Critical Essays

Imagery in Vanity Fair

The symbolism described in the foregoing paragraphs constitutes one form of imagery. To continue with similar figures which may not be considered broadly symbolic, one reads of Miss Pinkerton, "the Semiramis of Hammersmith." Sermiramis was an Assyrian queen noted for beauty, wisdom, and voluptuousness. Hammersmith was a metropolitan borough of London. Obviously the figure is ironic. When Pitt lures James into trouble by urging him to drink and smoke in Miss Crawley's house, Thackeray calls Pitt, Machiavel, a name synonymous with political cunning, duplicity, and bad faith.

Old Sir Pitt, called Silenus, leers at Becky like a satyr. In mythology Silenus is a fat old man, jolly, intoxicated, an attendant of Bacchus. Satyrs are goat-like men, attendants of Bacchus, the god of wine.

Men and women are compared to trees and birds: "While Becky Sharp was on her own wing in the country, hopping on all sorts of twigs and amid a multiplicity of traps, and pecking up her food quite harmless and successful, Amelia lay snug in her home . . ." He compares George to a tree where Amelia can built her nest but says it is not safe. When Dobbin has at last won Amelia, the author says, "The bird has come in at last. There it is with its head on his shoulder, billing and cooing close up to his heart with soft outstretched fluttering wings . . ." He calls Dobbin the "rugged old oak to which you cling."
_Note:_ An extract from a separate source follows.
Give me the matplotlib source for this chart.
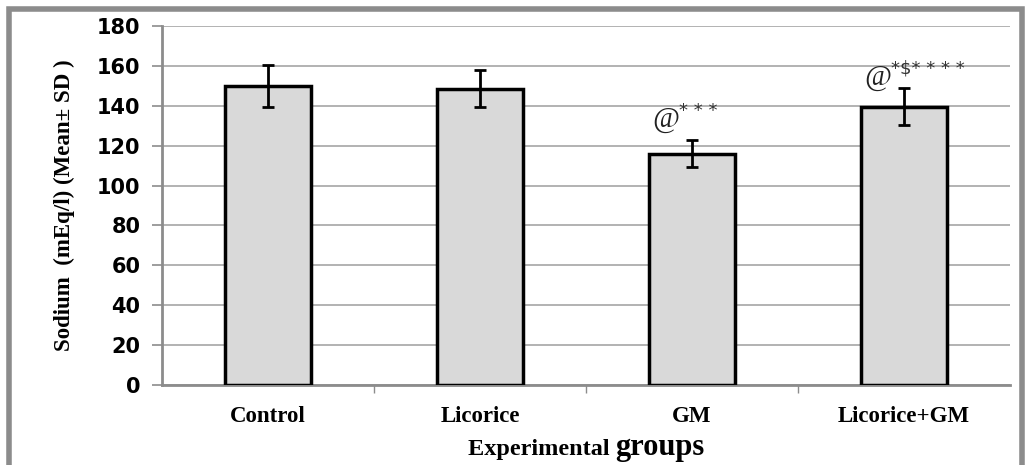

Dobbin, the "uproused British lion," tells his sisters they "hiss and shriek and cackle . . . don't begin to cry. I only said you were a couple of geese."

Thackeray compares Amelia to a violet, speaks of her nursing the corpse of Love, after George seems to have abandoned her In caring for her father, she appears to Dobbin to walk "into the room as silently as a sunbeam."

Pitt Crawley is "pompous as an undertaker." Lady Crawley is a "mere machine in her husband's house." Amelia is a "poor little white-robed angel," who fortunately can't hear George and his fellows roaring over their whiskey-punch.